Suggestion 2) has one slight problem in that if Mac or Linux users edit your files, they may use the wrong line ending characters, and create "differences" when none appear to exist to the reader... but I don't know if ReadLine accounts for this anyway (to be honest very few if any such false positives of this sort will occur... it's probably a small enough number that it's more efficient to ignore it).


jfk EO-11110(Posted 2011) [#8]
if you read the bank byte by byte or int by int, both is very fast, assuming the file is not in the gigs range.
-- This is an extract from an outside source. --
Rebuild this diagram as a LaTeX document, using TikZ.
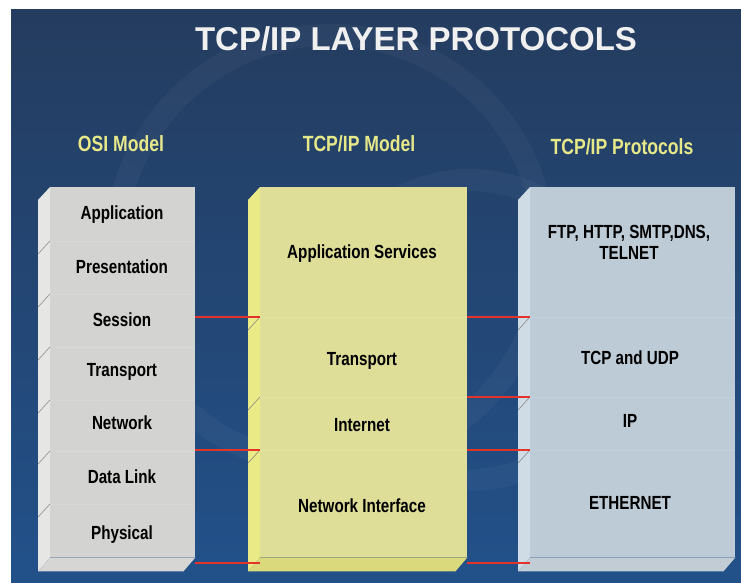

But using ints requires the size to be dividable trough 4, complicating things a little bit.


_PJ_(Posted 2011) [#9]
I use something a little more complex, but the basic is here:

	Local nc_Byte
	Local n4_Size%=FileSize(sfp_CheckFile)
	Local n4_End%=n4_Size-1
	
	Local nc_Start%=False
	Local hst_ReadFile=ReadFile(sfp_CheckFile)
	
	If (n4_Size=1)
		nc_Byte=ReadByte(hst_ReadFile)
	End If
	
	Local nc_Chunks%=Log(n4_Size) Mod 256
	nc_Byte=nc_Chunks
	
	Local n4_IterByte%=nc_Start
	
	While (n4_IterByte < n4_End)
		SeekFile(hst_ReadFile,n4_IterByte)
		nc_Byte=nc_Byte+ReadByte(hst_ReadFile)
		nc_Byte=nc_Byte Mod 256
		If (n4_End-n4_IterByte)>nc_Chunks
			n4_IterByte=n4_IterByte+nc_Chunks
		Else
			n4_IterByte=n4_IterByte+1
		End If
	Wend
	CloseFile hst_ReadFile
	
	Print nc_Byte
	


Basically, this checks against a single byte checksum, by testing bytes at key points throughout the file.